Comment: As discussed in past posts on other writers, italics are used to indicate that “I didn’t know you had any left” is heard—i.e., a voice in the head—not just an ordinary thought. And as previously discussed (search “voices” in this blog), when a mentally well, high-functioning person hears voices, they are often voices of alternate personalities, indicating that the person has multiple personality trait.


In general, the book’s overall aura of puzzling inconsistency—novel vs. memoir, loving vs. antagonistic relationship—may suggest multiple personality trait in the author and/or her mother.
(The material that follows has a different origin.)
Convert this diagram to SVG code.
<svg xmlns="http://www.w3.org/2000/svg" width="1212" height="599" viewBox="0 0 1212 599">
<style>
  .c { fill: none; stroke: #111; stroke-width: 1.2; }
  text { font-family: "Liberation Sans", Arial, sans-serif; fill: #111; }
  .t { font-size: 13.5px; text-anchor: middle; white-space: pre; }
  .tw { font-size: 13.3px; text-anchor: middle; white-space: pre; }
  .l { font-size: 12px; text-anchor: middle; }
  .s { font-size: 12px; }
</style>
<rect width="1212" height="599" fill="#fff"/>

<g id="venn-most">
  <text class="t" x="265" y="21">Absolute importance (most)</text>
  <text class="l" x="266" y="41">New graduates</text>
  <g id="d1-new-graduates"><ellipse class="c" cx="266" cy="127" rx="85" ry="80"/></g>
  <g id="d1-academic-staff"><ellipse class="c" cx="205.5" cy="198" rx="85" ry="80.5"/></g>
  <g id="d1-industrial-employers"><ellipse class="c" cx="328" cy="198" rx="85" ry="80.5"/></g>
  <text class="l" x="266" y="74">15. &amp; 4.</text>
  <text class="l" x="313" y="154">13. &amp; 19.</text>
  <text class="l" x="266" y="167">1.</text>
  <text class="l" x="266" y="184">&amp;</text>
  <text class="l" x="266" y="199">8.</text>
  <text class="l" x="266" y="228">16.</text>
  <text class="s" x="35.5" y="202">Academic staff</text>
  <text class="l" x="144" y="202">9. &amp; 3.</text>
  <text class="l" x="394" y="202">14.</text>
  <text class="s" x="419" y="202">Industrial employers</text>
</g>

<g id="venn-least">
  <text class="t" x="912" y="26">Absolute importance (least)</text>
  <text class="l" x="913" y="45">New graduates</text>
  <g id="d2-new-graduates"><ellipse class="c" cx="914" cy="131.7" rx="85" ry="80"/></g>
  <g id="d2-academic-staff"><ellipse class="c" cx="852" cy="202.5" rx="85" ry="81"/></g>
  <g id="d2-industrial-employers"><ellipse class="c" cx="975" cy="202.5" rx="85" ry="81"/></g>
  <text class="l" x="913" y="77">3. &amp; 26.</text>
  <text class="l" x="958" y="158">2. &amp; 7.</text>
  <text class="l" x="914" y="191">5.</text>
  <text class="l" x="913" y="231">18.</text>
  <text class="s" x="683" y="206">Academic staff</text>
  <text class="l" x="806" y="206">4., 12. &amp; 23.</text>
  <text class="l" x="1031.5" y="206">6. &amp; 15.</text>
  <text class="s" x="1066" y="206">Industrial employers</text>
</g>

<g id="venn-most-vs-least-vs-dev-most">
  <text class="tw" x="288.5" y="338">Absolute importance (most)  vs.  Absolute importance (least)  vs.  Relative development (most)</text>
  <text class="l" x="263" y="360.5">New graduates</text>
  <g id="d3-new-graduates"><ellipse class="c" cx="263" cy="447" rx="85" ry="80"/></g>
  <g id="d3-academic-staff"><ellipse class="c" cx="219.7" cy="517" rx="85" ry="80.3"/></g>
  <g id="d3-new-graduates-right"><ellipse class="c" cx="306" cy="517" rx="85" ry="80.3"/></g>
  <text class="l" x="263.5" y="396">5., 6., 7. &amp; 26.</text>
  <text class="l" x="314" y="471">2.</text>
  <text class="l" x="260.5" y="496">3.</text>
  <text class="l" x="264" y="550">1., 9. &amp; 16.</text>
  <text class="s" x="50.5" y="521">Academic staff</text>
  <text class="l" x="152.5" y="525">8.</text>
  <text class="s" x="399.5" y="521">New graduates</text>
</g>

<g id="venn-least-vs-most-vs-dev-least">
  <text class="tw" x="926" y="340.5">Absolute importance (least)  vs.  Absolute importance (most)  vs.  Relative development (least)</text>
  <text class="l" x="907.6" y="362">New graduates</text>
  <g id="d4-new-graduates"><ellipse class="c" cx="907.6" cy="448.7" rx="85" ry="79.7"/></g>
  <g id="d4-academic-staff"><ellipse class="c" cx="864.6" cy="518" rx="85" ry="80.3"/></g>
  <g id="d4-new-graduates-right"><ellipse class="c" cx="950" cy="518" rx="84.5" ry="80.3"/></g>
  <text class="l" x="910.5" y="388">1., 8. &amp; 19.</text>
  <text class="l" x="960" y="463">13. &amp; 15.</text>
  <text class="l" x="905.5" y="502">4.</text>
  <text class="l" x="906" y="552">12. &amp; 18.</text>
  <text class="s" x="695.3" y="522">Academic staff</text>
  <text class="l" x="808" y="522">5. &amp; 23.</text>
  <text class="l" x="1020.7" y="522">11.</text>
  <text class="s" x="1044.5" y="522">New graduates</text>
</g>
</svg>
Search “puzzling inconsistency” in this blog for previous discussions.


I hope to refine my comments after I finish reading this book.


Added same day: I finished this book. Its ending adds to my sense of the narrator's changeable opinions and unreliability, which in and of itself might suggest that the author has multiple personality trait, since each one of the personalities may have its own point of view (although the regular, host personality is usually in touch with conventional reality).


I once knew a psychiatrist who suggested that multiple personality could be called "multiple reality."


In short, unreliable narrators may suggest that an author has multiple personality trait. Search "unreliable narrators" in this blog for previous discussions.


1. Elizabeth McCracken. The Hero of This Book (a novel). New York, ecco/HarperCollins, 2022.